Il cuore vero del museo è la ricerca. Un museo che non fa ricerca è un deposito di roba vecchia. Il fine non è la tutela: la tutela è uno strumento per la conoscenza. Quella scientifica, che poi deve diventare diffusa. Un museo non è una discarica per politici trombati, giornalisti finiti, membri cadetti di grandi famiglie. Un museo che non è guidato da un ricercatore è come un aereo che non è guidato da un pilota.Se non capiremo che un museo è più vicino ad un laboratorio di fisica che ad un club esclusivo, il museo non avrà futuro.
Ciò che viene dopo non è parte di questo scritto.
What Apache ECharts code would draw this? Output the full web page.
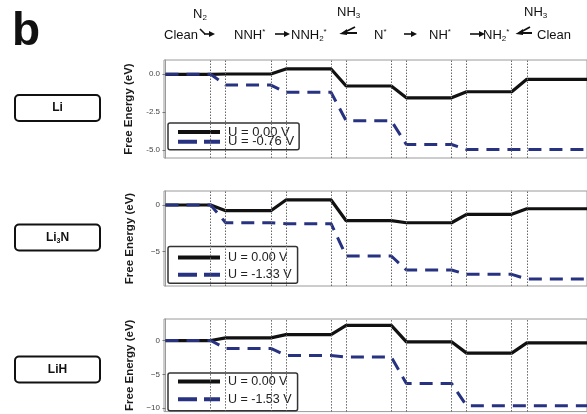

«sulle testimonianze materiali e immateriali dell'uomo e del suo ambiente»
Il museo è come l'orco della favola: segue l'odore del sangue umano. Non per divorarlo, però: per farlo scorrere più forte. Al centro di ogni museo c'è l'uomo, nel suo contesto: l'ambiente. Il museo non può diventare opaco, non deve essere un feticcio, un idolo. Il museo è un mezzo: più e trasparente, più funziona. Non deve separare dall'ambiente: deve permettere di ricostruire i nessi, non spezzarli. Deve dichiarare la propria condizione di frammento: non autodivinizzarsi, non assolutizzarsi. Non può essere un mondo separato: ma un crocicchio di strade che portano fuori dalle sue mura.

«le acquisisce, le conserva, le comunica»
Le acquisisce per conservarle, le conserva per comunicarle. Un museo che non sa comunicare è meglio chiuderlo. Un museo che appalta la didattica o le mostre a un concessionario, non è un museo.
Nessun mezzo della comunicazione moderna è troppo basso: un museo di ricerca e senza fini di lucro non dovrebbe temere alcun canale di comunicazione. E fosse dato ai musei un millesimo del denaro gettato per comunicare le grandi mostre trash! Il patrimonio è come il repertorio della musica, o quello del teatro: va eseguito, generazione dopo generazione. Va narrato: è indivisibile dal lavoro di chi lo studia, lo 'parla', lo rimette nell'anima dei sui coetanei, lo tiene al centro del discorso pubblico.

«e specificamente le espone per scopi di studio, educazione e diletto»
Studio vuol dire amore, educazione vuol dire tirar fuori l'umanità che è chiusa nell'uomo, il diletto è la dolcezza che ci avvince alla vita.Se un museo riesce a ridare a queste tre parole il loro significato etimologico, quello profondo: ebbene, quello è davvero un museo.